Приплюсуйте сюда и многонациональность губернии. Тут уж головушка совсем кругом пойдёт. Коми-пермяки лихорадку называли «низовкою», оспу — «воспицей», корь — «корюхой», насморк — «возгреею», диарею — «мытом», сифилис — «худой болью». Русские же тот самый сифилис «татарской оспой» величали. При чём тут татары? Совсем не понятно. Ванька Ахмедку даже спрашивал, а тот только скалился и в ответ матерился. Ничего путного ответить не мог.
Хорошо попаданец в Ваньке различал теперь, чем смертная от не смертной хвори отличается. Первую — лечи, не лечи, всё равно умрешь — дуба дашь, околеешь, окочуришься, преставишься. От второй лечение помогает, да и сама она со временем пройти может. Про выздоровление современники Ивана Воробьева говорили — боль отстала, лихорадка бросила, оздоровел, отутобел.

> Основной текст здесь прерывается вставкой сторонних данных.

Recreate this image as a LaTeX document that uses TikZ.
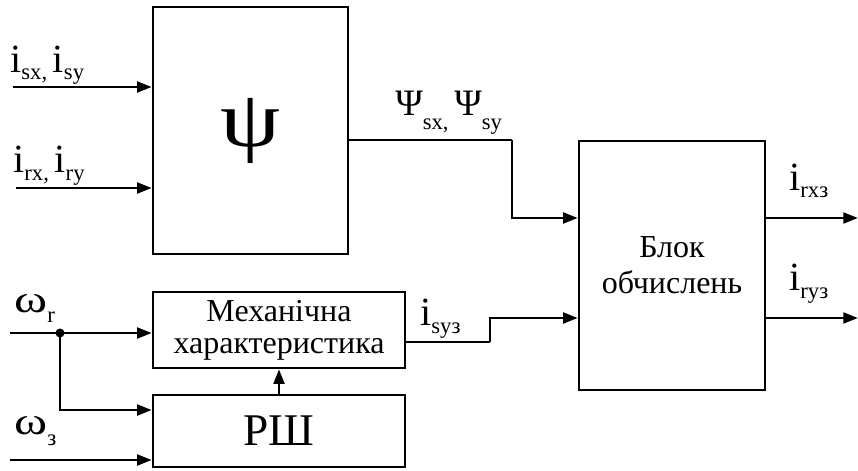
\documentclass[tikz,border=0pt]{standalone}
\usepackage{fontspec}
\usepackage{graphicx}
\setmainfont{Liberation Serif}
\usetikzlibrary{arrows.meta}
\newcommand\sbs[2][0.2em]{\raisebox{-#1}{\fontsize{17pt}{17pt}\selectfont #2}}
\newcommand\wom{\scalebox{1.3}[1]{ω}}
\begin{document}
\begin{tikzpicture}[x=0.75pt,y=-0.75pt,
  blk/.style={draw, line width=1.8pt, rectangle, inner sep=0pt, anchor=center},
  arr/.style={line width=2.2pt, -{Triangle[length=11pt,width=8pt]}},
  wire/.style={line width=1.8pt},
  lbl/.style={inner sep=0pt, anchor=base west, font=\fontsize{30pt}{30pt}\selectfont}]
\useasboundingbox (0,0) rectangle (858,471);
% blocks
\node[blk, minimum width=195*0.75pt, minimum height=247*0.75pt, font=\fontsize{60pt}{60pt}\selectfont] (psi) at (250.5,130.5) {\raisebox{0.12em}{\scalebox{1.2}[1]{ψ}}};
\node[blk, minimum width=186*0.75pt, minimum height=249*0.75pt, align=center, font=\fontsize{24pt}{27pt}\selectfont] (calc) at (672,265.5) {Блок\\обчислень};
\node[blk, minimum width=252*0.75pt, minimum height=76*0.75pt, align=center, font=\fontsize{24pt}{24pt}\selectfont] (mech) at (279,330) {Механічна\\характеристика};
\node[blk, minimum width=252*0.75pt, minimum height=72*0.75pt, font=\fontsize{34pt}{34pt}\selectfont] (rsh) at (279,431) {РШ};
% labels
\node[lbl] (l1) at (10,72) {i\sbs{sx, }i\sbs{sy}};
\node[lbl] (l2) at (13,172) {i\sbs{rx, }i\sbs{ry}};
\node[lbl, font=\fontsize{28pt}{28pt}\selectfont] (l3) at (395,115) {Ψ\sbs[0.4em]{sx, }Ψ\sbs[0.4em]{sy}};
\node[lbl] (l4) at (789,190) {i\sbs{rxз}};
\node[lbl] (l5) at (789,290) {i\sbs{ryз}};
\node[lbl] (l6) at (420,325) {i\sbs{syз}};
\node[lbl, font=\fontsize{29pt}{29pt}\selectfont] (l7) at (14,312) {\wom\sbs[0.28em]{r}};
\node[lbl, font=\fontsize{29pt}{29pt}\selectfont] (l8) at (14,434) {\wom\sbs[0.3em]{з}};
% coordinates
\coordinate (in1) at (13,87);
\coordinate (in2) at (16,188);
\coordinate (in3) at (10,333);
\coordinate (dot) at (60,333);
\coordinate (in4) at (10,460);
\coordinate (o1) at (858,218);
\coordinate (o2) at (858,318);
\coordinate (pb) at (512,140);
\coordinate (mb) at (490,342);
% connectors
\draw[arr] (in1) -- (in1 -| psi.west);
\draw[arr] (in2) -- (in2 -| psi.west);
\draw[wire] (psi.east |- pb) -- (pb);
\draw[arr] (pb) |- (calc.west |- o1);
\draw[wire] (mech.east |- mb) -- (mb);
\draw[arr] (mb) |- (calc.west |- o2);
\draw[arr] (calc.east |- o1) -- (o1);
\draw[arr] (calc.east |- o2) -- (o2);
\draw[arr] (in3) -- (in3 -| mech.west);
\draw[arr] (dot) |- (rsh.west |- 0,410);
\draw[arr] (in4) -- (in4 -| rsh.west);
\draw[arr] (rsh.north) -- (mech.south);
\fill (dot) circle (4.5);
\end{tikzpicture}
\end{document}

Через полгода поездок по бабкам, хотя с Марией чаще не он, а кто-то из сестриц в сопровождающих был, Ваньке можно было уже диплом выдавать — не врача, так хоть фельдшера.
Глава 50. И про карусели на Ивановской площади
Вятка. Улица Владимирская.
Господин полицмейстер почти две недели порог своего кабинета не переступал. Болел он. С каждым такое может случиться. Кашлял, голова раскалывалась, температура несколько дней высокая держалась. Слабость такая накатила, что с кровати почти седмицу не мог встать.

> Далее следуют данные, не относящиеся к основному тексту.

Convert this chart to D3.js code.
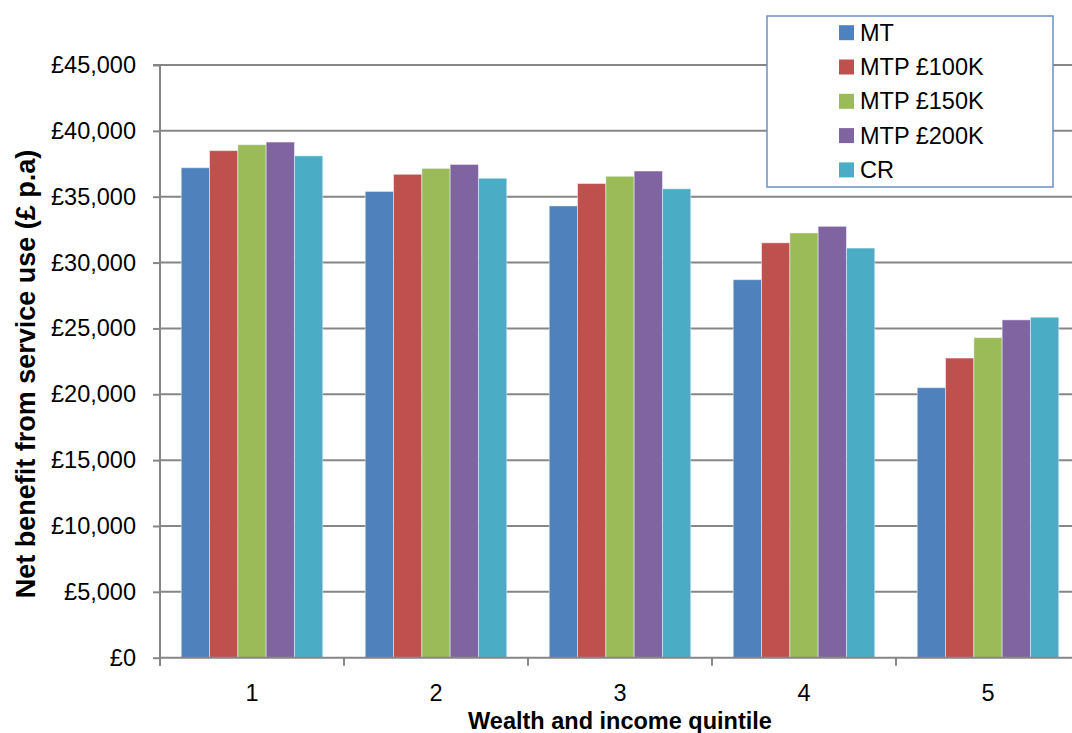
<!DOCTYPE html>
<html>
<head>
<meta charset="utf-8">
<script src="https://cdn.jsdelivr.net/npm/d3@7"></script>
<style>
  html, body { margin: 0; padding: 0; background: #fff; }
  svg { display: block; font-family: "Liberation Sans", Arial, sans-serif; }
</style>
</head>
<body>
<svg id="chart" width="1072" height="733"></svg>
<script>
// Quintiles along the x axis
const quintiles = ["1", "2", "3", "4", "5"];

// Funding schemes (one bar per scheme in each quintile)
const schemes = ["MT", "MTP £100K", "MTP £150K", "MTP £200K", "CR"];

// Net benefit from service use, £ per annum, per scheme across quintiles 1..5
const mt      = [37200, 35400, 34300, 28700, 20500];
const mtp100k = [38500, 36700, 36000, 31500, 22750];
const mtp150k = [38950, 37150, 36550, 32250, 24300];
const mtp200k = [39150, 37450, 36950, 32750, 25650];
const cr      = [38100, 36400, 35600, 31100, 25850];

const seriesValues = [mt, mtp100k, mtp150k, mtp200k, cr];
const seriesColors = ["#4F81BD", "#C0504D", "#9BBB59", "#8064A2", "#4BACC6"];

// Y axis ticks
const yTicks = [0, 5000, 10000, 15000, 20000, 25000, 30000, 35000, 40000, 45000];

const svg = d3.select("#chart");

const plot = { left: 160, right: 1080, top: 65, bottom: 657.7 };

const x0 = d3.scaleBand()
  .domain(quintiles)
  .range([plot.left, plot.right])
  .paddingInner(0).paddingOuter(0);

const x1 = d3.scaleBand()
  .domain(schemes)
  .range([0, x0.bandwidth()])
  .paddingInner(0)
  .paddingOuter(0.75);

const y = d3.scaleLinear()
  .domain([0, 45000])
  .range([plot.bottom, plot.top]);

const gridColor = "#868686";

// Horizontal gridlines
svg.append("g")
  .selectAll("line")
  .data(yTicks.filter(d => d > 0))
  .join("line")
  .attr("x1", plot.left)
  .attr("x2", 1072)
  .attr("y1", d => y(d))
  .attr("y2", d => y(d))
  .attr("stroke", gridColor)
  .attr("stroke-width", 2);

// Bars
const groups = svg.append("g")
  .selectAll("g")
  .data(quintiles)
  .join("g")
  .attr("transform", d => `translate(${x0(d)},0)`);

groups.selectAll("rect")
  .data((q, qi) => schemes.map((s, si) => ({ scheme: s, value: seriesValues[si][qi], color: seriesColors[si] })))
  .join("rect")
  .attr("x", d => x1(d.scheme))
  .attr("width", x1.bandwidth())
  .attr("y", d => y(d.value))
  .attr("height", d => y(0) - y(d.value))
  .attr("fill", d => d.color)
  .attr("stroke", "rgba(255,255,255,0.45)")
  .attr("stroke-width", 1);

// Y axis
const yAxis = svg.append("g")
  .attr("transform", `translate(${plot.left},0)`)
  .call(d3.axisLeft(y)
    .tickValues(yTicks)
    .tickSize(7)
    .tickPadding(17)
    .tickFormat(d => "£" + d3.format(",")(d)));
yAxis.select(".domain").attr("stroke", gridColor).attr("stroke-width", 2)
  .attr("d", `M-7,${plot.top}H0V${plot.bottom + 8}`);
yAxis.selectAll(".tick line").attr("stroke", gridColor).attr("stroke-width", 2);
yAxis.selectAll(".tick text")
  .attr("fill", "#000")
  .style("font-size", "23.5px")
  .style("font-family", "'Liberation Sans', Arial, sans-serif");

// X axis: ticks on category boundaries, labels centered on each quintile
const xAxisG = svg.append("g").attr("transform", `translate(0,${plot.bottom})`);
xAxisG.append("line")
  .attr("x1", plot.left).attr("x2", 1072)
  .attr("y1", 0).attr("y2", 0)
  .attr("stroke", gridColor).attr("stroke-width", 2);
xAxisG.selectAll("line.tk")
  .data(quintiles)
  .join("line")
  .attr("class", "tk")
  .attr("x1", d => x0(d)).attr("x2", d => x0(d))
  .attr("y1", 0).attr("y2", 8)
  .attr("stroke", gridColor).attr("stroke-width", 2);
xAxisG.selectAll("text")
  .data(quintiles)
  .join("text")
  .attr("x", d => x0(d) + x0.bandwidth() / 2)
  .attr("y", 43)
  .attr("text-anchor", "middle")
  .style("font-size", "23.5px")
  .attr("fill", "#000")
  .text(d => d);

// Axis titles
svg.append("text")
  .attr("x", 620)
  .attr("y", 729)
  .attr("text-anchor", "middle")
  .style("font-size", "23.5px")
  .style("font-weight", "bold")
  .text("Wealth and income quintile");

svg.append("text")
  .attr("transform", `translate(35,374) rotate(-90)`)
  .attr("text-anchor", "middle")
  .style("font-size", "27px")
  .style("font-weight", "bold")
  .text("Net benefit from service use (£ p.a)");

// Legend
const legend = svg.append("g").attr("transform", "translate(767,16)");
legend.append("rect")
  .attr("width", 286)
  .attr("height", 171)
  .attr("fill", "#fff")
  .attr("stroke", "#6A8FC8")
  .attr("stroke-width", 1.5);
const items = legend.selectAll("g.item")
  .data(schemes)
  .join("g")
  .attr("class", "item")
  .attr("transform", (d, i) => `translate(72,${16.7 + i * 34.3})`);
items.append("rect")
  .attr("x", 0).attr("y", -7.5)
  .attr("width", 15).attr("height", 15)
  .attr("fill", (d, i) => seriesColors[i]);
items.append("text")
  .attr("x", 21)
  .attr("y", 8)
  .style("font-size", "23.5px")
  .attr("fill", "#000")
  .text(d => d);
</script>
</body>
</html>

Назначения врача выполнял безукоризненно. Глотал пилюли, пил микстуру. Постепенно болезнь отступила. Спасибо Ивану Афанасьевичу — не дал умереть…
Что-то на столе бумаг мало. Подчиненные без его догляда себе внеочередной отпуск устроили? Кот из дома — мыши в пляс? Ничего, быстро приведет он их в чувство…
Посмотрим, что тут у них и как. Так, сообщение от пристава второй части — результаты негласного надзора за квартирой крестьянки Вятской губернии и уезда Татьяны Кириловой Петуховой в доме Постоленко. Ну и что выявить изволили? Петухова содержит притон тайной проституции. Прикроем. Без разговоров.
Кража. Кража. Ещё одна. Ох, грехи наши тяжкие… Что же им всем честно то не живется?
Доклад пристава первой части. Опять как курица лапой пишет. Сколько уж раз было сказано… Опять непотребство выявил — приказчица пивной лавки товарищества пивоваренного завода Шнейдер в доме Шубина слободы Дымковской Анастасия Киприяновна Трундаева при своей квартире содержит двух девиц Анну Федорову Кудрявцеву и Ефросинью Иванову Бызову, занимающихся развратом. Трундаева допускает к непотребству в своей квартире, а также сама занимается развратом. Пресечем. Со всей строгостью.